Peserta amnesti pajak periode II tercatat 211 ribu



JAKARTA. Direktorat Jenderal Pajak Kementerian Keuangan mencatat hingga Sabtu (31/12) pagi jumlah wajib pajak (WP) yang menjadi peserta program amnesti pajak periode kedua mencapai 211 ribu WP

Jumlah tersebut merupakan jumlah keseluruhan peserta, baik kuasa maupun WP pribadi yang terdata dari seluruh Kantor Pelayanan Pajak (KPP) di Indonesia.

Direktur Penyuluhan, Pelayanan, dan Hubungan Masyarakat Ditjen Pajak Hestu Yoga Saksama mengatakan, jumlah tersebut memang lebih kecil ketimbang periode sebelumnya. Asal tahu saja, jumlah peserta amnesti pajak pada periode pertama tercatat 393.358 WP.


"Banyak yang sudah berpartisipasi di periode pertama karena tarifnya memang lebih kecil ketimbang periode kedua yang tarifnya 3%," katanya di kantor pusat DJP.

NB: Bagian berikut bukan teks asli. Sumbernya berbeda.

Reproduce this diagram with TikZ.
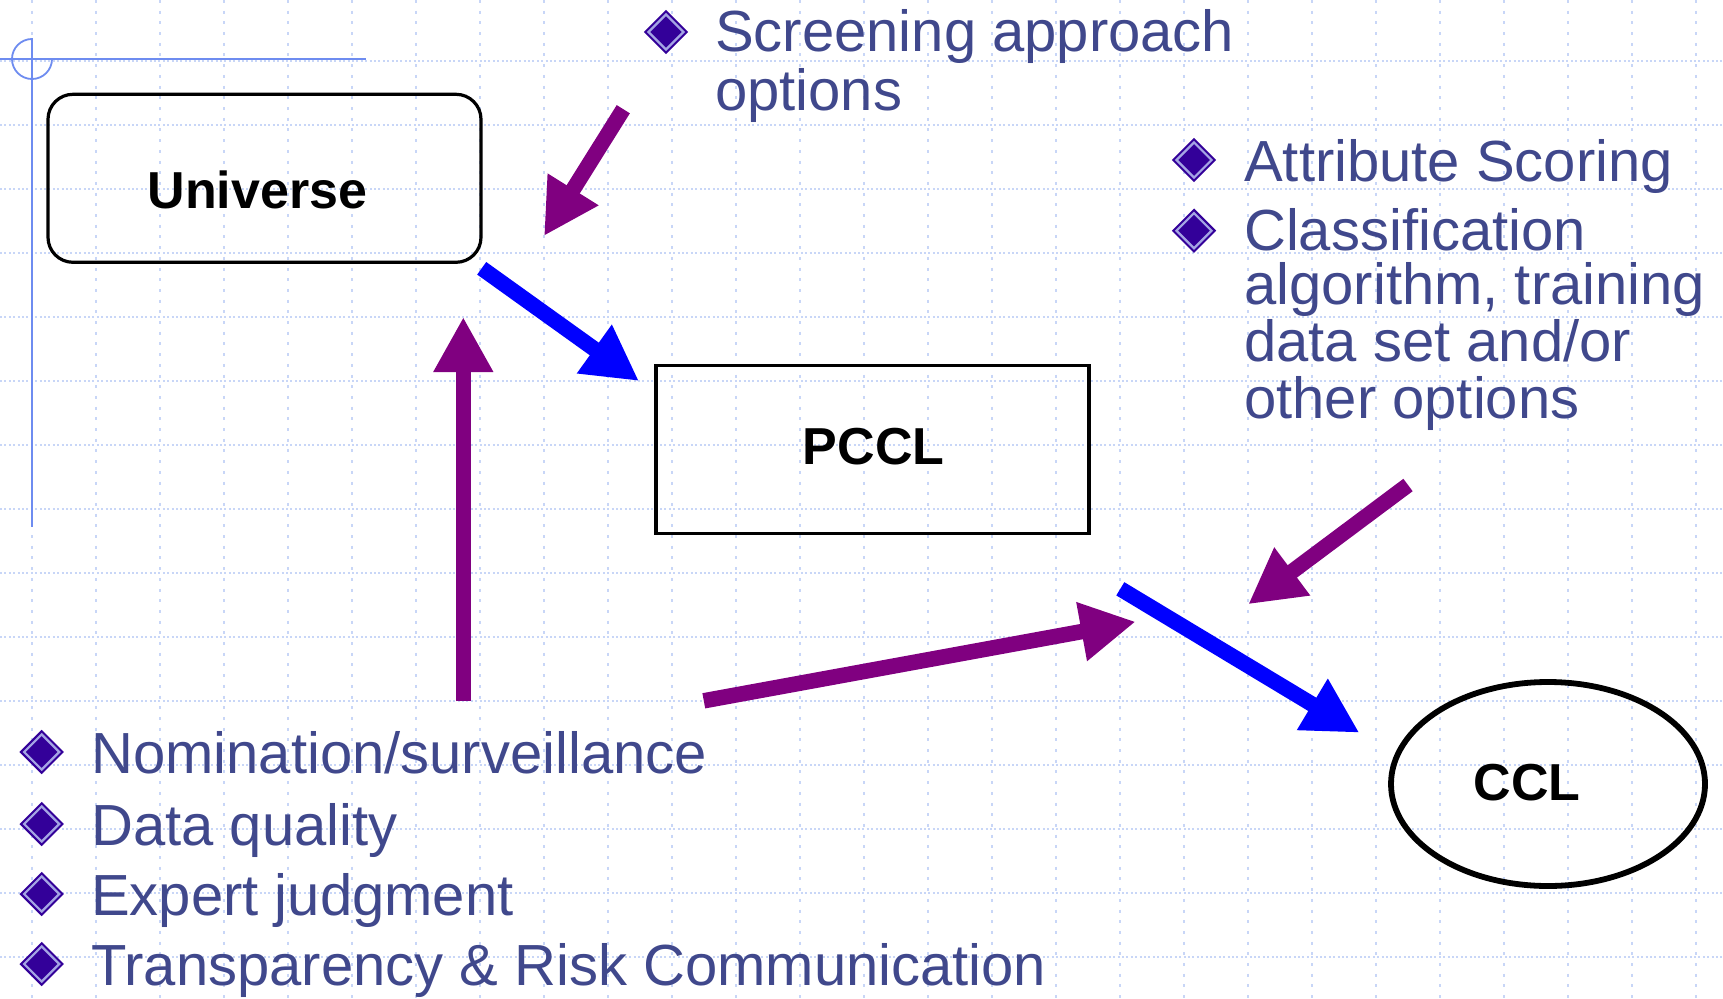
\documentclass[tikz,border=0pt]{standalone}
\usepackage{fontspec}
\setmainfont{Liberation Sans}
\usetikzlibrary{arrows.meta,shapes.geometric}
\definecolor{gridc}{RGB}{200,214,247}
\definecolor{crossc}{RGB}{110,140,240}
\definecolor{textc}{RGB}{64,72,140}
\definecolor{buldark}{RGB}{51,0,153}
\definecolor{bullight}{RGB}{165,165,228}
\definecolor{arrpurple}{RGB}{128,0,128}
\definecolor{arrblue}{RGB}{0,0,255}
\begin{document}
\begin{tikzpicture}[x=1pt,y=-1pt,
  gridh/.style={gridc, line width=1.4pt, dash pattern=on 2pt off 2.4pt},
  gridv/.style={gridc, line width=1.4pt, dash pattern=on 3pt off 7.7pt},
  cross/.style={crossc, line width=1.8pt},
  bul/.style={diamond, aspect=1, minimum size=36pt, inner sep=0pt,
    fill=buldark, draw=buldark, double=bullight, double distance=2.2pt, line width=2.2pt},
  itemtext/.style={anchor=base west, inner sep=0pt, text=textc,
    font=\fontsize{58pt}{58pt}\selectfont},
  boxlabel/.style={anchor=base, inner sep=0pt, text=black,
    font=\bfseries\fontsize{52pt}{52pt}\selectfont},
  rbox/.style={draw=black, line width=3.2pt, minimum width=433pt, minimum height=168pt, inner sep=0pt},
  bigarrow/.style={line width=15.5pt, -{Triangle[length=55pt,width=56pt]}},
]
\useasboundingbox (0,0) rectangle (1723,998);
% grid
\foreach \i in {0,...,14} \draw[gridh] (0,{61+64*\i}) -- (1723,{61+64*\i});
\foreach \i in {0,...,26} \draw[gridv] ({32+64*\i},0) -- ({32+64*\i},998);
% crosshair
\draw[cross] (0,59) -- (366,59);
\draw[cross] (32,38) -- (32,527);
\draw[cross] (52,59) arc[start angle=0, end angle=270, radius=20];

% boxes
\node[rbox, rounded corners=25pt] (universe) at (264.5,178.3) {};
\node[boxlabel] (universelabel) at (257.5,208) {Universe};
\node[rbox] (pccl) at (872.5,449.7) {};
\node[boxlabel] (pccllabel) at (873.7,464.3) {PCCL};
\node[draw=black, line width=5.8pt, ellipse, minimum width=314pt, minimum height=204pt, inner sep=0pt] (ccl) at (1548,784) {};
\node[boxlabel] (ccllabel) at (1527,800) {CCL};

% arrow end points
\coordinate (a1s) at (481.7,268.3);  \coordinate (a1e) at (639,381);
\coordinate (a2s) at (463.3,701);    \coordinate (a2e) at (463.3,317);
\coordinate (a3s) at (623.3,109.2);  \coordinate (a3e) at (544,236);
\coordinate (a4s) at (703.8,700.8);  \coordinate (a4e) at (1135.7,621.7);
\coordinate (a5s) at (1120.3,588.8); \coordinate (a5e) at (1359.4,732.7);
\coordinate (a6s) at (1408,485);     \coordinate (a6e) at (1248.2,604.3);

\draw[bigarrow, arrblue] (a1s) -- (a1e);
\draw[bigarrow, arrpurple] (a2s) -- (a2e);
\draw[bigarrow, arrpurple] (a3s) -- (a3e);
\draw[bigarrow, arrpurple] (a4s) -- (a4e);
\draw[bigarrow, arrblue] (a5s) -- (a5e);
\draw[bigarrow, arrpurple] (a6s) -- (a6e);

% bullets and text
\node[bul] (d1) at (666,32) {};
\node[itemtext] (t1a) at (715,51.7) {Screening approach};
\node[itemtext] (t1b) at (715,110) {options};

\node[bul] (d2) at (1194,160) {};
\node[itemtext] (t2) at (1244,181) {Attribute Scoring};
\node[bul] (d3) at (1194,230.7) {};
\node[itemtext] (t3a) at (1244,250) {Classification};
\node[itemtext] (t3b) at (1244,304) {algorithm, training};
\node[itemtext] (t3c) at (1244,361.7) {data set and/or};
\node[itemtext] (t3d) at (1244,418.3) {other options};

\node[bul] (d4) at (41.7,752) {};
\node[itemtext] (t4) at (91,773.3) {Nomination/surveillance};
\node[bul] (d5) at (41.7,824) {};
\node[itemtext] (t5) at (91,845) {Data quality};
\node[bul] (d6) at (41.7,894) {};
\node[itemtext] (t6) at (91,915) {Expert judgment};
\node[bul] (d7) at (41.7,964) {};
\node[itemtext] (t7) at (91,985.7) {Transparency \& Risk Communication};
\end{tikzpicture}
\end{document}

Sementara itu, ia juga mencatat secara keseluruhan hingga pagi ini total uang tebusan telah mencapai Rp 9,5 triliun sejak periode kedua berlangsung. Adapun jumlah harta deklarasi saja tercatat sebesar Rp 800 triliun. "Paling banyak dari dalam negeri saja. Dari semua wilayah," ujarnya.

Sebelumnya, Deputi Komisioner Pengawas Perbankan OJK Irwan Lubis merinci bahwa per 27 Desember 2016, realisasi dana repatriasi yang telah ditampung oleh bank nasional maupun gateway lainnya baru mencapai Rp 89,6 triliun. Angka tersebut baru 63,6% dari total komitmen repatriasi pajak (tax amnesty) sebesar Rp 141 triliun.

Adapun Hestu mengatakan, DJP masih akan menunggu WP yang ingin berpartisipasi dalam amnesti pajak periode kedua ini. Ia mengingatkan, hari ini adalah hari terakhir untuk WP merealisasikan repatriasi. Tercatat, jumlah komitmen untuk repatriasi adalah Rp 141 triliun.

Jika dana repatriasi tersebut tidak terealisasi maka akan ada risiko yang harus ditanggung wajib pajak, yaitu pasal 13 Undang-undang pengampunan pajak. Jika harta yang sudah dilaporkan dalam Surat Pernyataan Harta (SPH) untuk direpatriasi, tetapi tidak terealisasi akan dihitung sebagai harta tambahan tahun 2016.

Harta tersebut akan dikenai pajak penghasilan (PPh) dengan tarif 2% per bulan, hingga diterbitkannya surat ketetapan pajak. “Artinya, harta yang sudah mereka declare itu dianggap sebagai penghasilan tahun 2016, dikenakan pajak normal, tarifnya normal lagi,” kata Hestu.